As mentioned in the tutorial, using a driver will most likely solve these issues. For example, see how the DynamicEpisodeDriver
adds the batch dimension at https://github.com/tensorflow/agents/blob/v0.9.0/tf_agents/drivers/dynamic_episode_driver.py#L140.
Just a guess, looking at the error message.
I have this problem right now. Any news?
I was thinking it could it be the differing 'policy_info' field, but I just ran into more errors later on.
Hi,
In replay_buffer, you specified: data_spec=agent.collect_data_spec Or PPO agent and RandomTFPolicy agent have different data_spec. (PPO algorithm gather n_steps step/trajectories at each iteration)

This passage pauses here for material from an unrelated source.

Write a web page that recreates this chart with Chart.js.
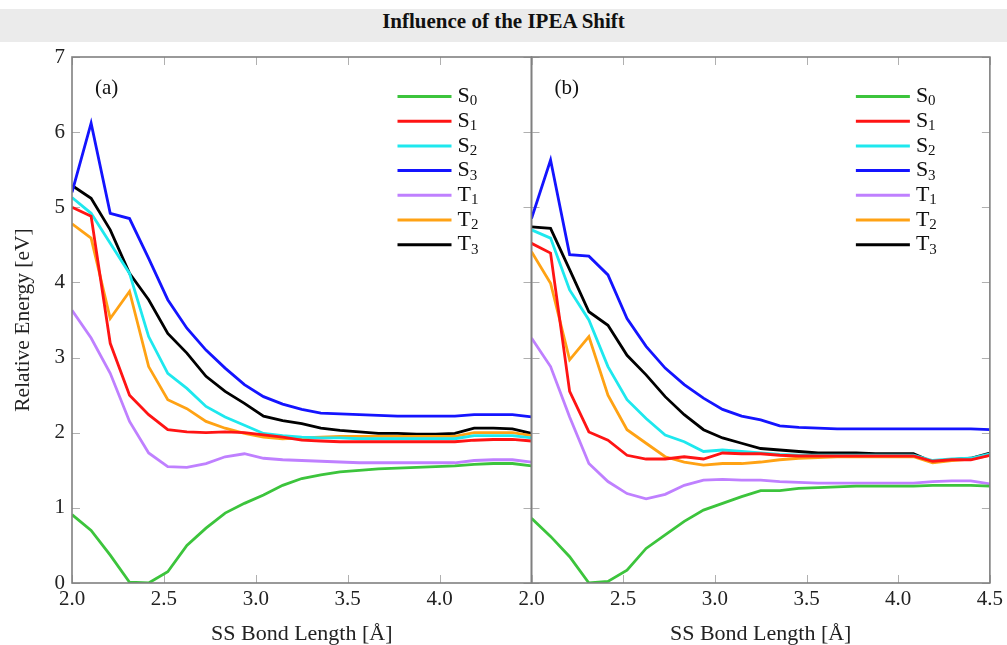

As opposite to DQN agent, the PPO agent don't need to instantiate the replay buffer with trajectories build from random policy.
Hi,
In replay_buffer, you specified: data_spec=agent.collect_data_spec Or PPO agent and RandomTFPolicy agent have different data_spec. (PPO algorithm gather n_steps step/trajectories at each iteration)
As opposite to DQN agent, the PPO agent don't need to instantiate the replay buffer with trajectories build from random policy.
Hi, I have the same problem at the moment. indeed both me and HWerneck specify data_spec=agent.collect_data_spec in replay buffer and indeed it seems this is wrong. Shouldn't PPO agent automatically add n_steps dimention if it needs it? Is there a way to expand data_spec by hand?
hi, same problem here, really no idea how to fix it, can anyone give some hints?